**GIVEN TASK**
For the material that follows, list every line containing the word "this".

**RECORDS TO USE**
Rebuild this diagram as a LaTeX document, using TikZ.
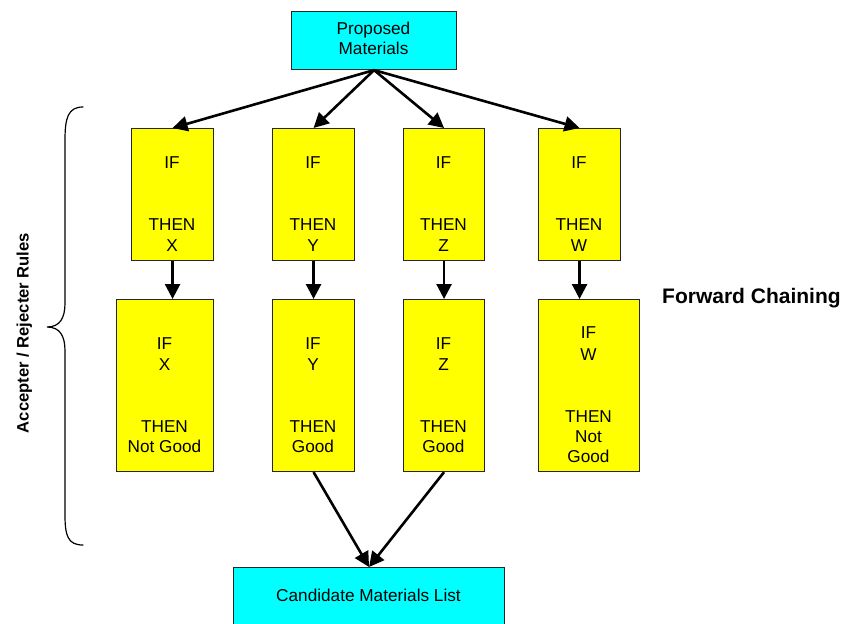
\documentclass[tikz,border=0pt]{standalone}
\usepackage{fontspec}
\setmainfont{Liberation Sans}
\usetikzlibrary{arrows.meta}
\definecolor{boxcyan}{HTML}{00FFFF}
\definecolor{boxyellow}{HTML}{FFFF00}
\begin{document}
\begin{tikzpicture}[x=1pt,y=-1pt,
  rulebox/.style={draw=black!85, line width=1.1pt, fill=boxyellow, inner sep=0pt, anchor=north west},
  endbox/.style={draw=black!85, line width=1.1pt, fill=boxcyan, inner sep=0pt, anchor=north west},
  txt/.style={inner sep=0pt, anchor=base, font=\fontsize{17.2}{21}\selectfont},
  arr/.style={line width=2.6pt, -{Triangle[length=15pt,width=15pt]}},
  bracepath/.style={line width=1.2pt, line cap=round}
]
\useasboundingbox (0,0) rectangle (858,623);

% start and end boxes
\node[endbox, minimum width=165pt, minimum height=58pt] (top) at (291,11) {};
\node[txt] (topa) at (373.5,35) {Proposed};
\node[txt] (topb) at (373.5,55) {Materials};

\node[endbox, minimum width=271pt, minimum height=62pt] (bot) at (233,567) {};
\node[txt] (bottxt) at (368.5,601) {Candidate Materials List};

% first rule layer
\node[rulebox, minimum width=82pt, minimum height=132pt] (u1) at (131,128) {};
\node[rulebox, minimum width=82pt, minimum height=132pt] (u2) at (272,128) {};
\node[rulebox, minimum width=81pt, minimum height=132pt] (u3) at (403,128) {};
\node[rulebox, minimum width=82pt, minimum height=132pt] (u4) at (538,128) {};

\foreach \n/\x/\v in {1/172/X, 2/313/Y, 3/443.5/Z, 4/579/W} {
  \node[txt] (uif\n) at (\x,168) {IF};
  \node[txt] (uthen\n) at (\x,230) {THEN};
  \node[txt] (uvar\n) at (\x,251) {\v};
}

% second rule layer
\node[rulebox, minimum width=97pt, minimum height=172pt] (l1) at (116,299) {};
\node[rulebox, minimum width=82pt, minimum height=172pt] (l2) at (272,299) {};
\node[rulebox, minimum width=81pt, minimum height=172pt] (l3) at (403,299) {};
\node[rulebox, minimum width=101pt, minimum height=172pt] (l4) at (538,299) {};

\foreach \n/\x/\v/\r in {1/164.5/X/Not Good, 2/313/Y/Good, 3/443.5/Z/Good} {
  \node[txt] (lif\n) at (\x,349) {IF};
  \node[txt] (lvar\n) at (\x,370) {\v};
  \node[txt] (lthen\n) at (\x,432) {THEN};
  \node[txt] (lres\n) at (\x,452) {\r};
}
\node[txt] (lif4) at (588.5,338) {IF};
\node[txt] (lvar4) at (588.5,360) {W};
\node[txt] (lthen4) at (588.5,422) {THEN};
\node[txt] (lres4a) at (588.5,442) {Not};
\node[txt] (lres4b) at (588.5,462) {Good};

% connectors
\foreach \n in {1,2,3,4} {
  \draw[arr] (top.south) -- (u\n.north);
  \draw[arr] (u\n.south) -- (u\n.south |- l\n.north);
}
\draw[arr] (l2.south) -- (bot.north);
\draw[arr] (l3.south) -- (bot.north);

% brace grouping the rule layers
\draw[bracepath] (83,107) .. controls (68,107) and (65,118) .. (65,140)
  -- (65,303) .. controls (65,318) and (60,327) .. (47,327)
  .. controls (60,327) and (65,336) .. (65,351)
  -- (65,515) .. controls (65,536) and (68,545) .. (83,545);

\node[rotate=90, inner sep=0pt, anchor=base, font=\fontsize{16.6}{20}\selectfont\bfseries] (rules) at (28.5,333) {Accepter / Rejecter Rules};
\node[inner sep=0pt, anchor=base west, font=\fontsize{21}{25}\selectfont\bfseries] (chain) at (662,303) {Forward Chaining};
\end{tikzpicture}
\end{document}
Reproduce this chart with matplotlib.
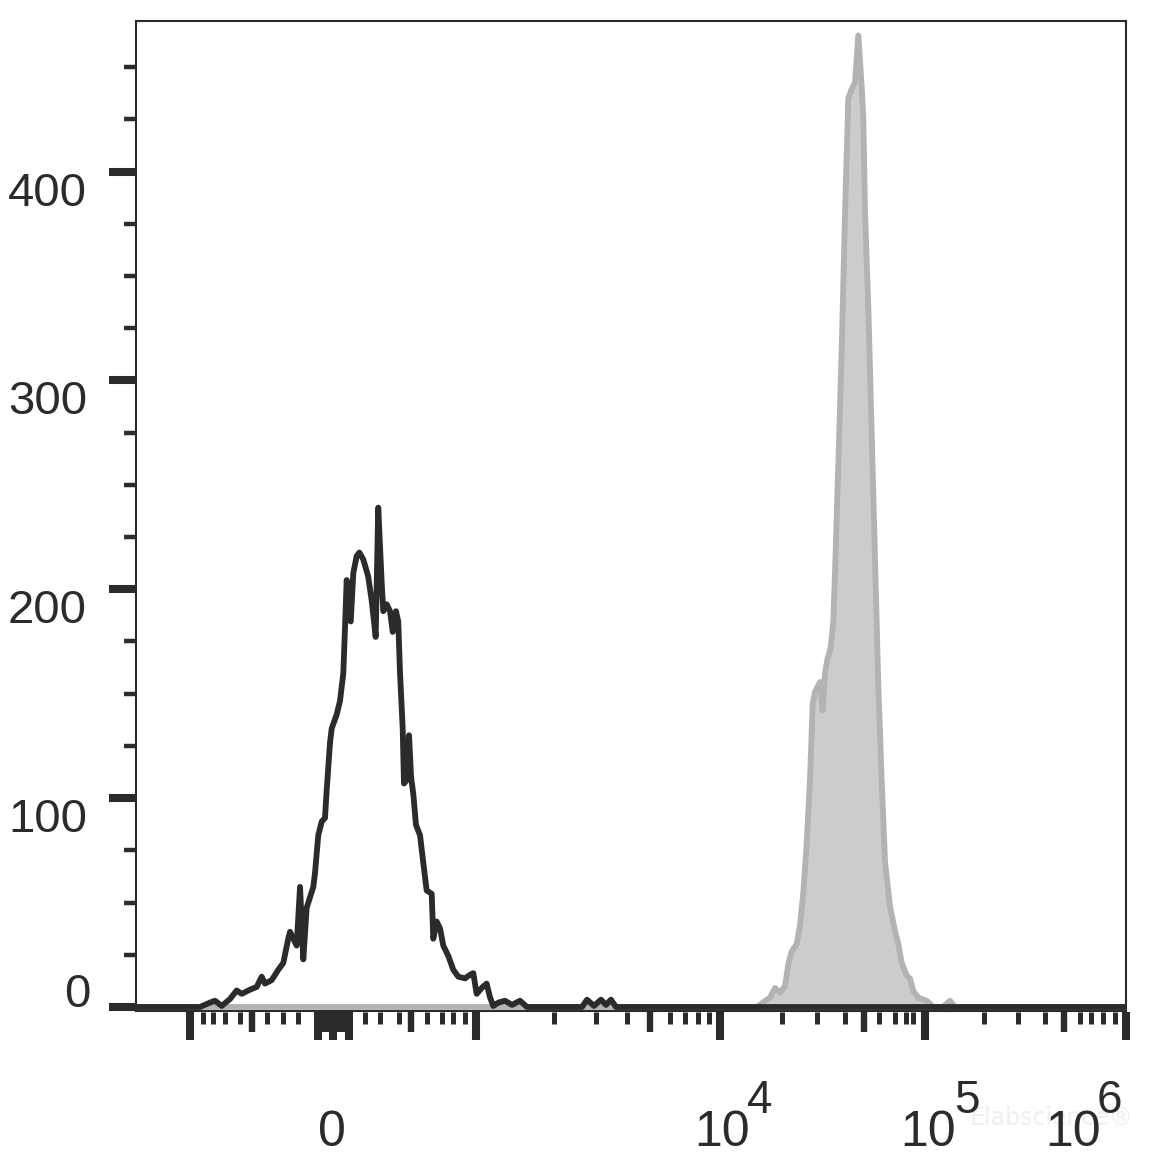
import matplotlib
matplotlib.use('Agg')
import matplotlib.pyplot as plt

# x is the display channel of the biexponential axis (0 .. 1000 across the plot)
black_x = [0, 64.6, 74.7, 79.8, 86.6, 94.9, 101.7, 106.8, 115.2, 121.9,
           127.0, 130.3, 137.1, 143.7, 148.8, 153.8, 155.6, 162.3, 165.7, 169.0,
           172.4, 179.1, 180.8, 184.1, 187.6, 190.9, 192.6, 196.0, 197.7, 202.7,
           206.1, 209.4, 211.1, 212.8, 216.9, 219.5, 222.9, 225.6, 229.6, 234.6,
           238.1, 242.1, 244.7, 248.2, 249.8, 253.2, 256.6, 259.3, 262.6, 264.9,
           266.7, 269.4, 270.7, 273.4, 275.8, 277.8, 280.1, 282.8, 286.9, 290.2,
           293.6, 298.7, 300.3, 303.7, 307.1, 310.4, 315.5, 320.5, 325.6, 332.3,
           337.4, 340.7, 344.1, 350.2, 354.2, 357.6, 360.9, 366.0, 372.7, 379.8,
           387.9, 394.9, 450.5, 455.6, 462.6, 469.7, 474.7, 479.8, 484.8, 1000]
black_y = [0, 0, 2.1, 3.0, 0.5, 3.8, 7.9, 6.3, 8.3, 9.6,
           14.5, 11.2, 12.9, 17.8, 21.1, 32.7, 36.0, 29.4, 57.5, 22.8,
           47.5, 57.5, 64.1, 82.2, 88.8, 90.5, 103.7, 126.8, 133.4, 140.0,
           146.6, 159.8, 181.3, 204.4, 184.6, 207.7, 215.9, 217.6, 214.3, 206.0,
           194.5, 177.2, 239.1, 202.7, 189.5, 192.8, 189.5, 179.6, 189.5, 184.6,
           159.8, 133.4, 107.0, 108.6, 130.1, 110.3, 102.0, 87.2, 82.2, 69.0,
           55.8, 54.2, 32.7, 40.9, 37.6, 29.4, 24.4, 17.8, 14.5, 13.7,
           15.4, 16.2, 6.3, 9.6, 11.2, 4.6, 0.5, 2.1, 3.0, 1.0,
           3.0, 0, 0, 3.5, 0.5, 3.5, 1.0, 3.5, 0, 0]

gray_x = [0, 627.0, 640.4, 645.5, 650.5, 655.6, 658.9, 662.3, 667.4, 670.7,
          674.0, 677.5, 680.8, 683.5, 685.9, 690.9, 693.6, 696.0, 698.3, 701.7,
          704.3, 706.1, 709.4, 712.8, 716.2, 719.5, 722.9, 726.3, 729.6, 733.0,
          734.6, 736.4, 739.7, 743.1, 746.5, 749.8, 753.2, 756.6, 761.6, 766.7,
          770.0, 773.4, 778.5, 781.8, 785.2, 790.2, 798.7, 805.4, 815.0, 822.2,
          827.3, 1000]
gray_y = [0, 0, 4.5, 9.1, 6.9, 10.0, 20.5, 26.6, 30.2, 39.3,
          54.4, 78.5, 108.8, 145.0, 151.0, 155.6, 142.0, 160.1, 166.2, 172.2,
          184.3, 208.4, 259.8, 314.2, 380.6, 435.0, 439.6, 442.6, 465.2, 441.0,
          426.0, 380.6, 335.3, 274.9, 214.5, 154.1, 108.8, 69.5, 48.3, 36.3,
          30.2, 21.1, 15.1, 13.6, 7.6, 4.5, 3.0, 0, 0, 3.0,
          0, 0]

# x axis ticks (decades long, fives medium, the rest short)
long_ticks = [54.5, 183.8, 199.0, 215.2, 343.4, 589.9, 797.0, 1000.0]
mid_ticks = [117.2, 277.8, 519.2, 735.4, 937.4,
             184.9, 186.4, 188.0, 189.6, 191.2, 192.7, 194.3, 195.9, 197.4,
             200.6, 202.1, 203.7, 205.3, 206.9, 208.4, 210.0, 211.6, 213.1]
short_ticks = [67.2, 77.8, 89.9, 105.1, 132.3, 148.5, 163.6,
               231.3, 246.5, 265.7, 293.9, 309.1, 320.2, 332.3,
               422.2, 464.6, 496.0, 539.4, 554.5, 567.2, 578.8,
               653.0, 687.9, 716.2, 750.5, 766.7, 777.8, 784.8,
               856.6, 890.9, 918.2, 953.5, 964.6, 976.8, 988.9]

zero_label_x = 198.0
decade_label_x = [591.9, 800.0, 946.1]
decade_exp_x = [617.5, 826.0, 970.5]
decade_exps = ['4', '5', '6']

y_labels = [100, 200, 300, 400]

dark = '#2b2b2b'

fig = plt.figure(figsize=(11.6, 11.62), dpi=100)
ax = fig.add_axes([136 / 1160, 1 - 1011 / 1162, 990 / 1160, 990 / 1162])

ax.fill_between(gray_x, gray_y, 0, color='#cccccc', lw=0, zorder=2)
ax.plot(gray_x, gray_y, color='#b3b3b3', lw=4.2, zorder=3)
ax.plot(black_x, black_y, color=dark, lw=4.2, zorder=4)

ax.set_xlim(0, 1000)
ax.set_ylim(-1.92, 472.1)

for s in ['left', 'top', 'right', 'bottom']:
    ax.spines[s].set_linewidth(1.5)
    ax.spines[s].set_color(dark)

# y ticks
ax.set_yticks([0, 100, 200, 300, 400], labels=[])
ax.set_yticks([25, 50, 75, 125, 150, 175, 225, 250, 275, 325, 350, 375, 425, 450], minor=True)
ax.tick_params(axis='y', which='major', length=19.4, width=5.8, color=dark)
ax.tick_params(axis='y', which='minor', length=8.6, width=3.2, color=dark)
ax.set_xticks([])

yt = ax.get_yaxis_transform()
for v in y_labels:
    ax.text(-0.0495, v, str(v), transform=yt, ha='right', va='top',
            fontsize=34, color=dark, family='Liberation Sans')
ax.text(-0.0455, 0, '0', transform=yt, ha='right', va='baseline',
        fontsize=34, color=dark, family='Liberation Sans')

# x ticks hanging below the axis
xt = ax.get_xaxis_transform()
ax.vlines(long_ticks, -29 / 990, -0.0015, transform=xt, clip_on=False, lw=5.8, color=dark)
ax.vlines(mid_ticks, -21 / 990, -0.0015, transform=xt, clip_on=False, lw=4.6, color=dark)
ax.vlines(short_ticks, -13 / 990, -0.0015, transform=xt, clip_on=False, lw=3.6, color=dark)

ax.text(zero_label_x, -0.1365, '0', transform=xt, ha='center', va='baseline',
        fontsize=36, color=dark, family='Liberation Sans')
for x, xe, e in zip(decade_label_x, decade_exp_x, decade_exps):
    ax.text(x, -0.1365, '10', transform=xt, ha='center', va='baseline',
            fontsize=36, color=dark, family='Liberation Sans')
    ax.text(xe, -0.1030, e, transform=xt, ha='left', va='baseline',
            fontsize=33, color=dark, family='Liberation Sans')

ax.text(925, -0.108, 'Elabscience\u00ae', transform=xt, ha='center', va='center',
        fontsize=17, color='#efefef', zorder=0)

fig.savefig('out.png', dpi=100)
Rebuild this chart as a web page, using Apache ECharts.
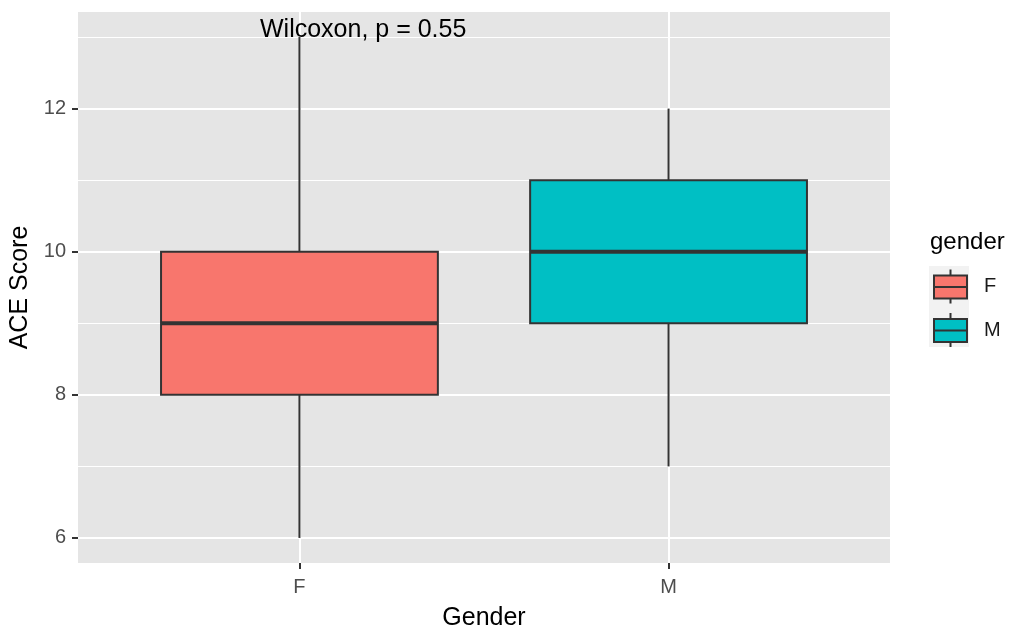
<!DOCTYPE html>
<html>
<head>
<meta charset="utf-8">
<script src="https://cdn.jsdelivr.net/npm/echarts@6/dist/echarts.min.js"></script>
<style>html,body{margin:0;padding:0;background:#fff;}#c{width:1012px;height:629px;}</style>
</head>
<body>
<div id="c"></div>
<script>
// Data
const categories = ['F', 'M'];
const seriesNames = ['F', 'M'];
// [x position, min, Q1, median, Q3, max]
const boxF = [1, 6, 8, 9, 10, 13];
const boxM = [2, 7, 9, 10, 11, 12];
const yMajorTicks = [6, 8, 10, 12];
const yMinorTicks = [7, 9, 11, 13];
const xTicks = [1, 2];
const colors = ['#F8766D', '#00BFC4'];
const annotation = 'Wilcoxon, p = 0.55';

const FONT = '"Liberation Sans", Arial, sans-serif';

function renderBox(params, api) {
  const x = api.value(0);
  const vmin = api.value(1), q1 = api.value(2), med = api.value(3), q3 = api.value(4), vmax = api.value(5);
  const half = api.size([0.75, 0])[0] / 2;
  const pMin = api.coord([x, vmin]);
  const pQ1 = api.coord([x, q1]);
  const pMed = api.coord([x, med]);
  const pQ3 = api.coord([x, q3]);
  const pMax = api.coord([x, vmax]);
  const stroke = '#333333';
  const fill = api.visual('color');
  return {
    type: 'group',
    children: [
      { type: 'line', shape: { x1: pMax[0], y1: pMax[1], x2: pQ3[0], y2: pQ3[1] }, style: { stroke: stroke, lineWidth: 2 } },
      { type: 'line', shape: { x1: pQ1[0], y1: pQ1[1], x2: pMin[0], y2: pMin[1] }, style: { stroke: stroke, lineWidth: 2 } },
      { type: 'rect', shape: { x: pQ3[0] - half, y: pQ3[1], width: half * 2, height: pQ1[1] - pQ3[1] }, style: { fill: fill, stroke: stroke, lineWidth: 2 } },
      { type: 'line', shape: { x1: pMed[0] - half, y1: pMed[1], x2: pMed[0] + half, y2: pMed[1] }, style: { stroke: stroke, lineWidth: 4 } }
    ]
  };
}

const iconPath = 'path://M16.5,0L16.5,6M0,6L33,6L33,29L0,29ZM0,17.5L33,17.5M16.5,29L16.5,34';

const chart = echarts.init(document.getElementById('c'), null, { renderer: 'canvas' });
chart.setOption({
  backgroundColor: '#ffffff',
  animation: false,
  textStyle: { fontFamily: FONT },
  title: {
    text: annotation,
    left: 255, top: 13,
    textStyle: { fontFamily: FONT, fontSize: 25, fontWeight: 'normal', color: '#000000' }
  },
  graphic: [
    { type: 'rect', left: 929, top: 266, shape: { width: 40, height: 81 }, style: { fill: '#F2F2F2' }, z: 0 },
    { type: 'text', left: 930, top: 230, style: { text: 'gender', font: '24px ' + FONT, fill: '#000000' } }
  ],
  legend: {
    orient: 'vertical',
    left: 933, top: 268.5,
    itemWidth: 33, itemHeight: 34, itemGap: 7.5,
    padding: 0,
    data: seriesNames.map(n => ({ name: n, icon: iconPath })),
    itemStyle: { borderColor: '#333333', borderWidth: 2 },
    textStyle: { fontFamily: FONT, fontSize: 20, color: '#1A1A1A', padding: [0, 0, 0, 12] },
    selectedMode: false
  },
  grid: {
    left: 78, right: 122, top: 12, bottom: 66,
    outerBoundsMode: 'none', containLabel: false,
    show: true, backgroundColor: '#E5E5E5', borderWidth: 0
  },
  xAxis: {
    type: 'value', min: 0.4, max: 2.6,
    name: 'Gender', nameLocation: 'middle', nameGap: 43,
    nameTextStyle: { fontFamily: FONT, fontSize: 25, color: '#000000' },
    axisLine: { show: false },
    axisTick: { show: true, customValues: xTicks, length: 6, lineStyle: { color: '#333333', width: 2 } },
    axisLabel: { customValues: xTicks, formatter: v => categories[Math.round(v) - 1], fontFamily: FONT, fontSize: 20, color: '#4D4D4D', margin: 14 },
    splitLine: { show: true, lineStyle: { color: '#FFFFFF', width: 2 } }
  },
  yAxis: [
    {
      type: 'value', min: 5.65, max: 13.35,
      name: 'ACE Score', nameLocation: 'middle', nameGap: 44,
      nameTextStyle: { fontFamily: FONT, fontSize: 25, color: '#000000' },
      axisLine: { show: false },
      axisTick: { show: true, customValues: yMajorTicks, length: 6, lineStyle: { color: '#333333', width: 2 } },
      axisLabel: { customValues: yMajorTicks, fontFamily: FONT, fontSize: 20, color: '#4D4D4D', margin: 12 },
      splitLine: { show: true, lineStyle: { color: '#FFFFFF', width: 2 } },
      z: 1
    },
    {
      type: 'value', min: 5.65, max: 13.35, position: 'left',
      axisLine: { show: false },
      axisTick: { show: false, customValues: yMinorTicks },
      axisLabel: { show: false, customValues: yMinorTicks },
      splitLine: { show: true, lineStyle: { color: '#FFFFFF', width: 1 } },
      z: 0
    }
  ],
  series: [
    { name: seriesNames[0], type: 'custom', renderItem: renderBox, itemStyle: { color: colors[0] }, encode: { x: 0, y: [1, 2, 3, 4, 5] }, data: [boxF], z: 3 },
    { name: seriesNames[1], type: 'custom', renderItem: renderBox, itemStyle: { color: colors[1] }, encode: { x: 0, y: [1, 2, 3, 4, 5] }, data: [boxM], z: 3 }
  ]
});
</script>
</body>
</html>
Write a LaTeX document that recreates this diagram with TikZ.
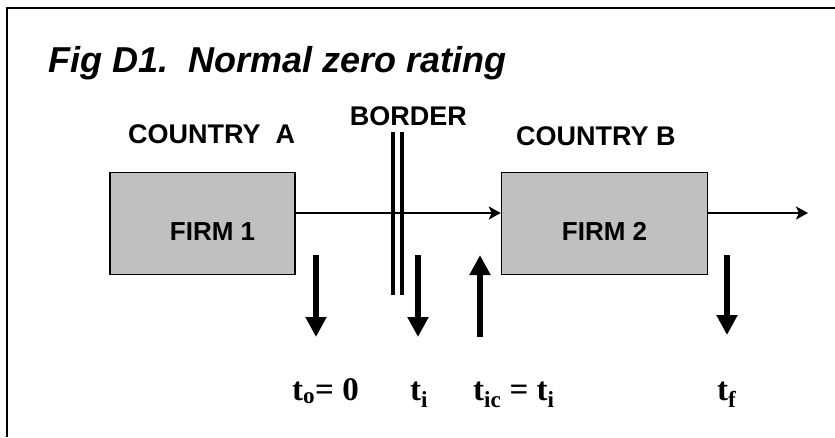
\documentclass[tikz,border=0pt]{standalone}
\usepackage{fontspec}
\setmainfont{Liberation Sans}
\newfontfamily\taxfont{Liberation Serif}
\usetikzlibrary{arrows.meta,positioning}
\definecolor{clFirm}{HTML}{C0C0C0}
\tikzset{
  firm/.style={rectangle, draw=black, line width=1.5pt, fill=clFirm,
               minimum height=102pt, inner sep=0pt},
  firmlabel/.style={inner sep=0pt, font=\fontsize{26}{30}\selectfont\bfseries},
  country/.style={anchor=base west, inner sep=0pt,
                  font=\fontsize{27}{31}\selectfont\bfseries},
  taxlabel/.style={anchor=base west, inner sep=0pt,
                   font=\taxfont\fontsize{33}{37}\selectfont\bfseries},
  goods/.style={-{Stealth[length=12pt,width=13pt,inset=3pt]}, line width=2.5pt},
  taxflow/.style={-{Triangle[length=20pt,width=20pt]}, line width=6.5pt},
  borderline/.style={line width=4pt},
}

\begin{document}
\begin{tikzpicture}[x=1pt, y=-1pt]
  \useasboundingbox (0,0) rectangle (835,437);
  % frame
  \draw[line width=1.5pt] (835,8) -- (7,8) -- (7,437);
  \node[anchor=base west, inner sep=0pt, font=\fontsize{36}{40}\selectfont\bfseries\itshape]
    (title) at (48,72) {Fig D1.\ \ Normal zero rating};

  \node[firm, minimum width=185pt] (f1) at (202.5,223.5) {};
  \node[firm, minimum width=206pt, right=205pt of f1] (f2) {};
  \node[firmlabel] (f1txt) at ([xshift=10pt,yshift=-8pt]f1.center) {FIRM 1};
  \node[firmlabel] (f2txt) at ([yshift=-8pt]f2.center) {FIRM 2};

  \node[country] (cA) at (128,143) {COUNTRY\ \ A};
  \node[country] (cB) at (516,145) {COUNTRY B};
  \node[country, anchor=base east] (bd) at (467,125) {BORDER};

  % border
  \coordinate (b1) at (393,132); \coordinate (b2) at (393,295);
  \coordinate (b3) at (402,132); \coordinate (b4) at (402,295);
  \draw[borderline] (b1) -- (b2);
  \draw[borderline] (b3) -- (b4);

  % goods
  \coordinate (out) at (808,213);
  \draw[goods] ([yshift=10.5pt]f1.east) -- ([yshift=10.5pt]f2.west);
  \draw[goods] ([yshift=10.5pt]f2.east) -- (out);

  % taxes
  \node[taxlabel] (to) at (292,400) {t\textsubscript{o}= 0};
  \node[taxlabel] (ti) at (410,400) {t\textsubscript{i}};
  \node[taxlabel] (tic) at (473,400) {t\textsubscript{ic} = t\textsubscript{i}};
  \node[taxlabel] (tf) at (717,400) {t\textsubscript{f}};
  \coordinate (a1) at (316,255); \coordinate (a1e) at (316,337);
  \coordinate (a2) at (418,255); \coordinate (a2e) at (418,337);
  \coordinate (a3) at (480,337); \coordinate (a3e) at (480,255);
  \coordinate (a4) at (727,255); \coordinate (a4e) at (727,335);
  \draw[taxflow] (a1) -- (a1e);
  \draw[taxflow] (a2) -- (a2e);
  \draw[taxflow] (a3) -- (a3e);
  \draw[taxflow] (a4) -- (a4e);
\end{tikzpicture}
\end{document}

**FINISHED ANSWER**
Rebuild this diagram as a LaTeX document, using TikZ.
Reproduce this chart with matplotlib.
Rebuild this chart as a web page, using Apache ECharts.
Write a LaTeX document that recreates this diagram with TikZ.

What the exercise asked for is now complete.